Kauri believes Taranaki Is a world class hydrocarbon province. The basin has ubiquitous oil and gas shows yet, despite often good reservoir quality, zones fail to flow, or flow at sub-commercial rates. Kauri believes this is the result of reservoir damage caused by using the wrong drilling technology for the reservoir, and specifically for the pressure regime. Understanding the charge history of a field leads to a better understanding of fluid distribution and pressure systems.  This in turn leads to optimised drilling and production technologies.

Projects

I have spent the last 10 years reviewing open-file data for Taranaki Basin – and in the process building a much more detailed understanding of petroleum systems elements – structural events and timing, reservoir and seal facies and distribution, volcanism, source facies, quality and maturity, migration mechanisms etc etc

Kauri Oil & Gas has built a portfolio of over 30 bypassed opportunities, located both within existing permits and in areas either available via Blocks Offers (onshore) or likely to become available when there is a change of government (offshore).

Kauri is interested in deals with Permit holders, or with Operators and/or investors seeking opportunities in a low-risk commercial environment with large identified upside in the success scenario.

People

Cathedral Rocks, Antarctica 1983

I am a kiwi geologist with 40 years of experience in exploration, appraisal and development of oil and gas.

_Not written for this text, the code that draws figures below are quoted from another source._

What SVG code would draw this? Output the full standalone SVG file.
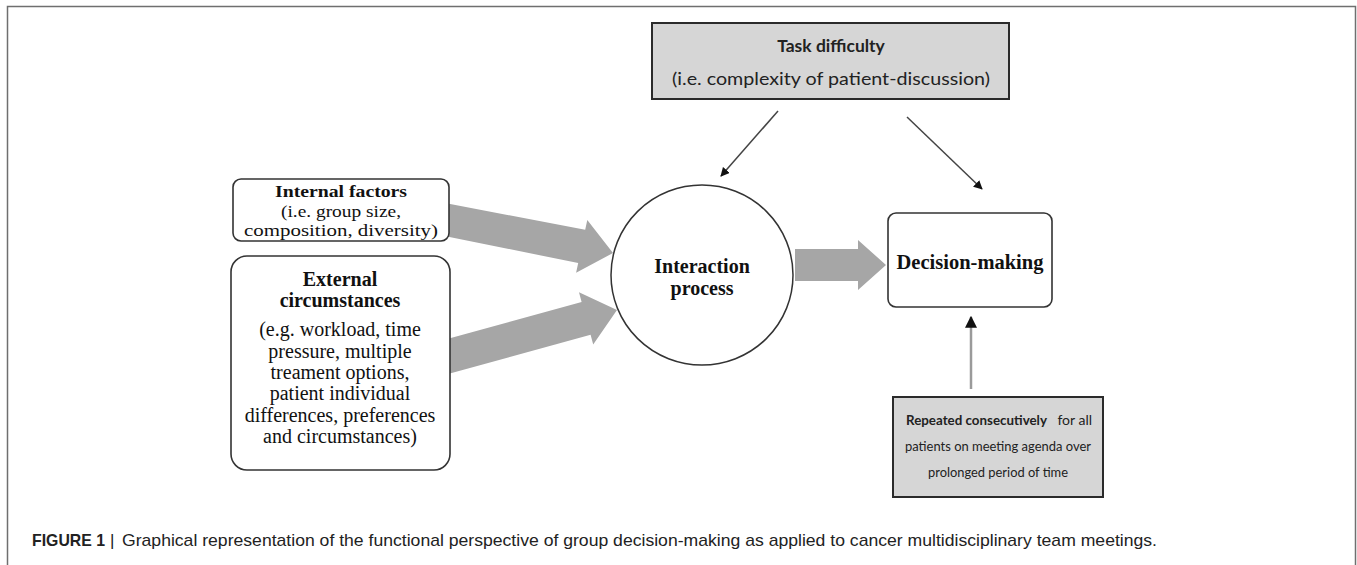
<svg xmlns="http://www.w3.org/2000/svg" width="1357" height="565" viewBox="0 0 1357 565">
<style>
.frame{fill:none;stroke:#6f6f6f;stroke-width:1.5}
.box{fill:#fff;stroke:#333;stroke-width:1.6}
.gbox{fill:#d6d6d6;stroke:#2b2b2b;stroke-width:2}
.serif{font-family:"Liberation Serif","Times New Roman",serif;font-size:20px;fill:#111;text-anchor:middle}
.b{font-weight:bold}
.sans{font-family:Lato,"Liberation Sans",sans-serif;font-size:17px;fill:#222;text-anchor:middle}
.rep{font-family:Lato,"Liberation Sans",sans-serif;font-size:14px;fill:#222}
.blk{fill:#a6a6a6}
.thin{stroke:#444;stroke-width:1.5;fill:none}
.cap{font-family:"Liberation Sans",Arial,sans-serif;font-size:17px;fill:#222}
</style>
<defs>
<marker id="ah" viewBox="0 0 10 10" refX="9" refY="5" markerWidth="9" markerHeight="9" markerUnits="userSpaceOnUse" orient="auto">
<path d="M0,0 L10,5 L0,10 z" fill="#111"/>
</marker>
<marker id="ah2" viewBox="0 0 10 10" refX="9" refY="5" markerWidth="12" markerHeight="12" markerUnits="userSpaceOnUse" orient="auto">
<path d="M0,0 L10,5 L0,10 z" fill="#111"/>
</marker>
</defs>
<rect class="frame" x="7.5" y="6.5" width="1348" height="620"/>
<g id="connectors">
<polygon class="blk" points="444.5,236 445,203 585.2,229.8 587.3,220 613,253 576.1,272.8 578.2,263"/>
<polygon class="blk" points="448,374 443.5,340 581.6,302 579,292.3 617,310 593.2,344.5 590.6,334.8"/>
<polygon class="blk" points="795,249 858,249 858,240 886,265 858,290 858,281 795,281"/>
<line class="thin" x1="778" y1="111" x2="721" y2="176" marker-end="url(#ah)"/>
<line class="thin" x1="907" y1="117" x2="982" y2="189" marker-end="url(#ah)"/>
<line x1="971" y1="389" x2="971" y2="317" stroke="#9a9a9a" stroke-width="2.5" marker-end="url(#ah2)"/>
</g>
<g id="task">
<rect class="gbox" x="652" y="23" width="357" height="76"/>
<text class="sans b" x="831" y="52" style="font-size:17.5px">Task difficulty</text>
<text class="sans" x="831" y="85" style="font-size:18px" textLength="318" lengthAdjust="spacingAndGlyphs">(i.e. complexity of patient-discussion)</text>
</g>
<g id="internal">
<rect class="box" x="233" y="179" width="216" height="62" rx="8"/>
<text class="serif b" x="341" y="197" style="font-size:17px" textLength="132" lengthAdjust="spacingAndGlyphs">Internal factors</text>
<text class="serif" x="341" y="216.5" style="font-size:17px" textLength="120" lengthAdjust="spacingAndGlyphs">(i.e. group size,</text>
<text class="serif" x="341" y="236" style="font-size:17px" textLength="194" lengthAdjust="spacingAndGlyphs">composition, diversity)</text>
</g>
<g id="external">
<rect class="box" x="231" y="256" width="219" height="214" rx="16"/>
<text class="serif b" x="340" y="286">External</text>
<text class="serif b" x="340" y="307">circumstances</text>
<text class="serif" x="340" y="336">(e.g. workload, time</text>
<text class="serif" x="340" y="358">pressure, multiple</text>
<text class="serif" x="340" y="379">treament options,</text>
<text class="serif" x="340" y="400">patient individual</text>
<text class="serif" x="340" y="422">differences, preferences</text>
<text class="serif" x="340" y="443">and circumstances)</text>
</g>
<g id="interaction">
<ellipse cx="702" cy="275" rx="91" ry="90" fill="#fff" stroke="#333" stroke-width="1.5"/>
<text class="serif b" x="702" y="273">Interaction</text>
<text class="serif b" x="702" y="295">process</text>
</g>
<g id="decision">
<rect class="box" x="888" y="213" width="164" height="94" rx="8"/>
<text class="serif b" x="970" y="269" style="font-size:20.5px">Decision-making</text>
</g>
<g id="repeated">
<rect class="gbox" x="893" y="397" width="210" height="100"/>
<text class="rep b" x="906" y="425" textLength="141" lengthAdjust="spacingAndGlyphs">Repeated consecutively</text>
<text class="rep" x="1092" y="425" text-anchor="end">for all</text>
<text class="rep" x="998" y="451" text-anchor="middle" textLength="186" lengthAdjust="spacingAndGlyphs">patients on meeting agenda over</text>
<text class="rep" x="998" y="477" text-anchor="middle" textLength="140" lengthAdjust="spacingAndGlyphs">prolonged period of time</text>
</g>
<g id="caption">
<text class="cap b" x="32" y="546" textLength="73" lengthAdjust="spacingAndGlyphs">FIGURE 1</text>
<text class="cap" x="110" y="546">|</text>
<text class="cap" x="122" y="546" textLength="1035" lengthAdjust="spacingAndGlyphs">Graphical representation of the functional perspective of group decision-making as applied to cancer multidisciplinary team meetings.</text>
</g>
</svg>
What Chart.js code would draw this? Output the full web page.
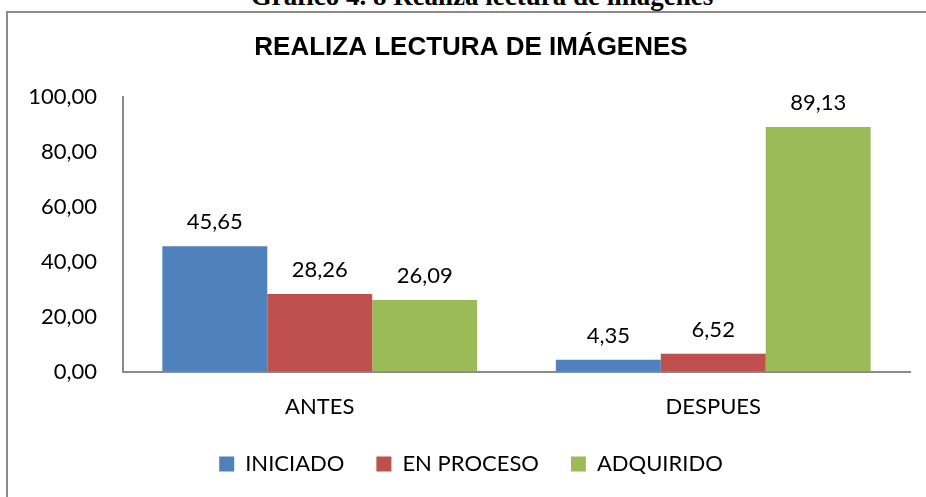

I have been involved in, and led, successful exploration programmes in New Zealand, Australia, Canada, Thailand, Malaysia and the Philippines, including Chief Geologist or Exploration Manager roles with Petrocorp, Santos, TAG Oil, Genesis Energy and Crown Minerals.

I am a strong advocate of a first-principles  approach to petroleum systems analysis, and believe to understand fluid migration and entrapment in the subsurface requires knowledge of the pressure regimes and controls.

Environmental

I, like most geoscientists I have met in resource industries, consider myself an environmentalist. We take a pragmatic view that our standard of living requires the use of natural resources, and it is our responsibility to discover and produce those resources with minimal negative impact – on the environment or society. Oil and gas have enabled the greatest advancements in human history – in reducing poverty, improving life expectancies and all the social benefits that followed – health, literacy, income, transportation etc etc.  As outlined in my review, the human race has unwittingly been conducting a huge geo-engineering project for the last 150 years by recycling carbon into the atmosphere. Unfortunately, because climate scientists have clung to an old paradigm, we are depriving future generations of cheap, clean energy and instead wasting trillions of dollars in an unnecessary and futile pursuit to rid the atmosphere of carbon dioxide

Every energy option has benefits and risks/costs and natural gas remains the most attractive fuel – plentiful, energy-rich, clean, least harmful and smallest footprint option – once you get past the misrepresentation of carbon dioxide as a pollutant. Natural gas is also a renewable resource – the thick coal measures that source oil and gas in Taranaki are currently within the generation window and gas is being actively generated.

This is not an anti-renewables statement; each energy source must be compared fairly against competitors. What puzzles me is the absence of scrutiny for other renewables – alarmists support massive wind farms offshore, where there is a risk they will be more damaging than offshore mining, interfere with whale communication and navigation, and kill birds, particularly large, slow seabirds such as the northern Albatross.

News

Kauri Oil & Gas has completed a review of current Climate Science since it is having such a profound effect on the oil & gas industry, the economy of NZ and the wellbeing of the current generation. The review is on our Presentations page and has very different conclusions – read it before you dismiss it as predictable oil & gas hype. The next step is to disseminate this information so New Zealanders can make informed choices.